Originally recorded for a hybrid conference, we’d like to share this topic. Our CEO Werner Robitza has recorded a short summary about the current standardization efforts at ITU-T for monitoring HTTP adaptive streaming quality. These include the P.1203 and P.1204 recommendation series. Those models have been (co-)developed by members of Ilmenau University of Technology and AVEQ in coorperation with Deutsche Telekom — and so we’re happy to give you a small introduction.
The idea of the P.1203 model was “to find one model that rules them all” — providing one model which uses technical data as input and delivers, as a response, the user’s opinion of a video session for up to 5 minutes length. That score includes the combination of intial loading delay, stalling effects, and quality fluctuations throughout the video.
Members at ITU-T individually performed subjective experiments where video degradations were shown to viewers, to better understand the opinion of real users who viewed the provided streams and rated the quality on a scale of 1 (bad) to 5 (excellent). The studies ran independently from each other. Each member company developed their own models to predict the expected user ratings based on the technical impairments. In a competition, the best model contributions were selected and united into a single set of models. That was the moment P.1203 was born.
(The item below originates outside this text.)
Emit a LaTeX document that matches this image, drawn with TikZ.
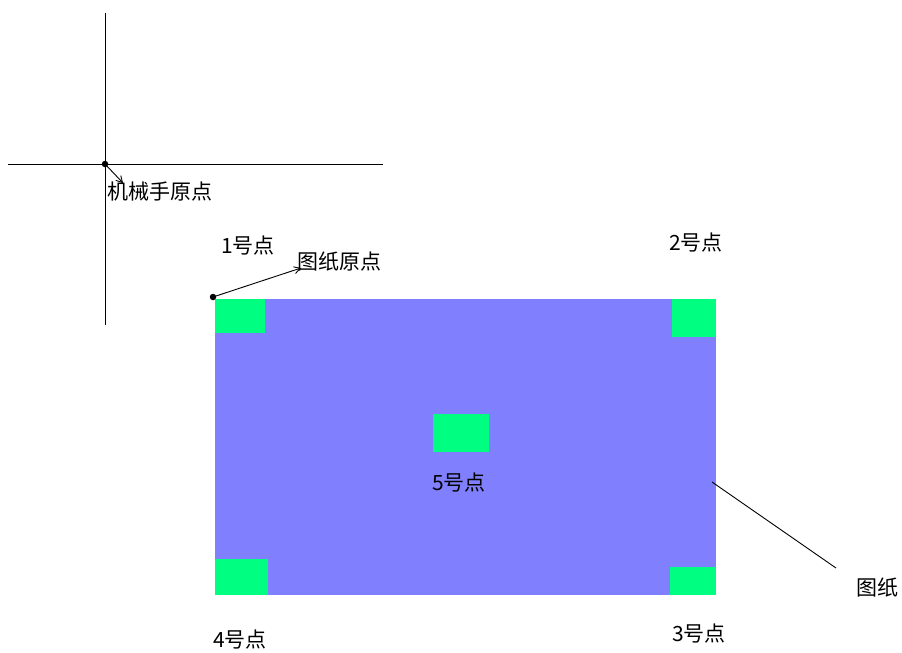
\documentclass[tikz,border=0pt]{standalone}
\usepackage{fontspec}
\setmainfont{Noto Sans CJK SC}
\usetikzlibrary{arrows.meta}
\definecolor{paper}{HTML}{8080FF}
\definecolor{mark}{HTML}{00FF80}
\begin{document}
\begin{tikzpicture}[x=1pt,y=-1pt,
  lbl/.style={inner sep=0pt,font=\fontsize{21}{21}\selectfont,anchor=west},
  markbox/.style={fill=mark,draw=none},
  thin/.style={line width=0.9pt,black},
  dotmark/.style={circle,fill=black,inner sep=0pt,minimum size=6.5pt}]
\useasboundingbox (0,0) rectangle (902,653);
% axes of the robot
\coordinate (vt) at (105,13);
\coordinate (vb) at (105,325);
\coordinate (hl) at (8,164);
\coordinate (hr) at (383,164);
\draw[thin] (vt) -- (vb);
\draw[thin] (hl) -- (hr);
\node[dotmark] (ro) at (105,164) {};
\coordinate (roend) at (123,183);
\draw[thin,-{Straight Barb[length=6pt,width=7pt]}] (ro.center) -- (roend);
\node[lbl] (rolbl) at (107,192) {机械手原点};
% paper
\fill[paper] (215,299) rectangle (716,595);
\node[markbox,minimum width=50pt,minimum height=34pt,inner sep=0pt] (p1) at (240,316) {};
\node[markbox,minimum width=44pt,minimum height=38pt,inner sep=0pt] (p2) at (694,318) {};
\node[markbox,minimum width=56pt,minimum height=38pt,inner sep=0pt] (p5) at (461,433) {};
\node[markbox,minimum width=53pt,minimum height=36pt,inner sep=0pt] (p4) at (241.5,577) {};
\node[markbox,minimum width=46pt,minimum height=28pt,inner sep=0pt] (p3) at (693,581) {};
% paper origin
\node[dotmark] (po) at (213,297) {};
\coordinate (poend) at (301,268);
\draw[thin,-{Straight Barb[length=6pt,width=7pt]}] (po.center) -- (poend);
\node[lbl] (polbl) at (297,262) {图纸原点};
% point labels
\node[lbl] (l1) at (221,246) {1号点};
\node[lbl] (l2) at (669,243) {2号点};
\node[lbl] (l5) at (432,483) {5号点};
\node[lbl] (l4) at (213,640) {4号点};
\node[lbl] (l3) at (672,634) {3号点};
% paper label
\coordinate (pl1) at (712,482);
\coordinate (pl2) at (836,568);
\draw[thin] (pl1) -- (pl2);
\node[lbl] (plbl) at (856,588) {图纸};
\end{tikzpicture}
\end{document}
P.1203 consists of individual modules that are responsible for the prediction of short-term audio and video, and longer-term overall quality. You can find an open-source reference implementation of P.1203 on GitHub — which we co-maintain — and read a joint report if you want to look at the model in more detail.
P.1203 — Extended
As standardization is sometimes a long-term process, new technologies have been released in the meantime, e.g., the VP9 or AV1 codecs which have been primarily used by YouTube and thus account for a considerable portion of video traffic. As the original P.1203 models are based on the technologies that existed at the time of the conduction of the experiments, those new codecs were not supported. That’s why Ilmenau University of Technology and AVEQ have implemented an extension for the P.1203.1 model to add coefficients for those other codecs. Based on our extended software, the standard can be used directly for OTT services without risking calculating the wrong scores.
Our extended version not only adds support for new codecs, but also includes additional Key Performance Indicators that are useful for benchmarking the performance of a video streaming setup.
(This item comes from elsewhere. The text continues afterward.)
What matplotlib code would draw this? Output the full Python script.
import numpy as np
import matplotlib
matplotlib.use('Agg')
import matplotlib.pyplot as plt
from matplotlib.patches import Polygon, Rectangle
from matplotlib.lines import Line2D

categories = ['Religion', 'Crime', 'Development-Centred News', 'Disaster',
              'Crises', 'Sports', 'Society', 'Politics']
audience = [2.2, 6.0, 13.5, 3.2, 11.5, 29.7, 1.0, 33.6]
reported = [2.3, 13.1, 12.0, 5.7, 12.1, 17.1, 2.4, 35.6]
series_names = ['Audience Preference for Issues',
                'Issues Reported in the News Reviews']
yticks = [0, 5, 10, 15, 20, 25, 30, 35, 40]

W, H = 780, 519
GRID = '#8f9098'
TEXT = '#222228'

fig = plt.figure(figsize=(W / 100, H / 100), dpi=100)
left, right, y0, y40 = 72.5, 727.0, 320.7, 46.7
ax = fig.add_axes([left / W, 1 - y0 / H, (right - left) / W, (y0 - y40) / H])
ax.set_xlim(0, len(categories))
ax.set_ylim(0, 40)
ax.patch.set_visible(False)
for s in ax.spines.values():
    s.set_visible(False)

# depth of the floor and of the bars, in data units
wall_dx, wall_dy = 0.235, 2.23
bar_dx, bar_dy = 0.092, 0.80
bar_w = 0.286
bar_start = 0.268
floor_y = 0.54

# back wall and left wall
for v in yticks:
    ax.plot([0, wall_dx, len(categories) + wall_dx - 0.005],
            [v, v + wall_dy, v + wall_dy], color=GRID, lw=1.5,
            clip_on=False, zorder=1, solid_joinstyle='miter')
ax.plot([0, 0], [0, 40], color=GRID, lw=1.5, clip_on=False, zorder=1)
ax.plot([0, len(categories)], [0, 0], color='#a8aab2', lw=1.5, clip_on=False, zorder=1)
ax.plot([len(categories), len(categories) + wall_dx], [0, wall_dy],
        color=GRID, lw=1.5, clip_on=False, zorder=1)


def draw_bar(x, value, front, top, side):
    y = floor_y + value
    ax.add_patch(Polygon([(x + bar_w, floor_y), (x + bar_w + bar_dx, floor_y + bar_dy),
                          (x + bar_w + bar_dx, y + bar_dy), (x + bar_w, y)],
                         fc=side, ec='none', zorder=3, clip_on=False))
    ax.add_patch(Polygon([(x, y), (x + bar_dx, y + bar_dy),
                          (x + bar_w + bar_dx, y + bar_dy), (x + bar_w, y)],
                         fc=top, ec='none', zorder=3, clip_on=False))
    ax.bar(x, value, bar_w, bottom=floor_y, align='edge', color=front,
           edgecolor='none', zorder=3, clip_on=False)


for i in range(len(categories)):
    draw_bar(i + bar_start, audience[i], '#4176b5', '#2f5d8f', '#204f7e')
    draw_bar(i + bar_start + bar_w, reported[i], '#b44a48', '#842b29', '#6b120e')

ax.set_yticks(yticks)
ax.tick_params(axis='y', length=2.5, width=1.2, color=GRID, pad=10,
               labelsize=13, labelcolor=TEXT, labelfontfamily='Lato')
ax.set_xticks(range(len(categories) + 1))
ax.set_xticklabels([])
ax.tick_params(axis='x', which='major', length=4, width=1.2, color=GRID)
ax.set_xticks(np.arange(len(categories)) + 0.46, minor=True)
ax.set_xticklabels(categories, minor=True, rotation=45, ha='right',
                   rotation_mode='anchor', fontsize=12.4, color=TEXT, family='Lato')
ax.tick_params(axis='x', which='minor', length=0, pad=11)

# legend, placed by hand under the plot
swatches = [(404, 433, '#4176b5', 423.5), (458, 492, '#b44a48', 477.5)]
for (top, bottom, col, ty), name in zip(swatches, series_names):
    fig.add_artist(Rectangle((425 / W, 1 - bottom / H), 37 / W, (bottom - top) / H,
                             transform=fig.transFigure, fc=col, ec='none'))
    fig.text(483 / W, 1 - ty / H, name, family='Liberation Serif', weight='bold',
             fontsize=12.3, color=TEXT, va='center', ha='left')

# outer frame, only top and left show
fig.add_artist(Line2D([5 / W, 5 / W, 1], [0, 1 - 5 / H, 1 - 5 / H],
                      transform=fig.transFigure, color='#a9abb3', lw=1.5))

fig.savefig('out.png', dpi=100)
P.1204 is a set of standards to extend the capabilities of short-term video quality models such as the ones used by P.1203. Different model types were developed by ITU-T members. They are described in an open-access paper.
One of the P.1204 models is a bitstream-based model (P.1204.3), which can deliver highly accurate predictions of quality — without needing access to the source video. Based on initial tests by TU Ilmenau, it can reach performance equal to VMAF, despite not knowing the original source video’s quality. Our tech report covers that topic as well and shows you detailed performance graphs.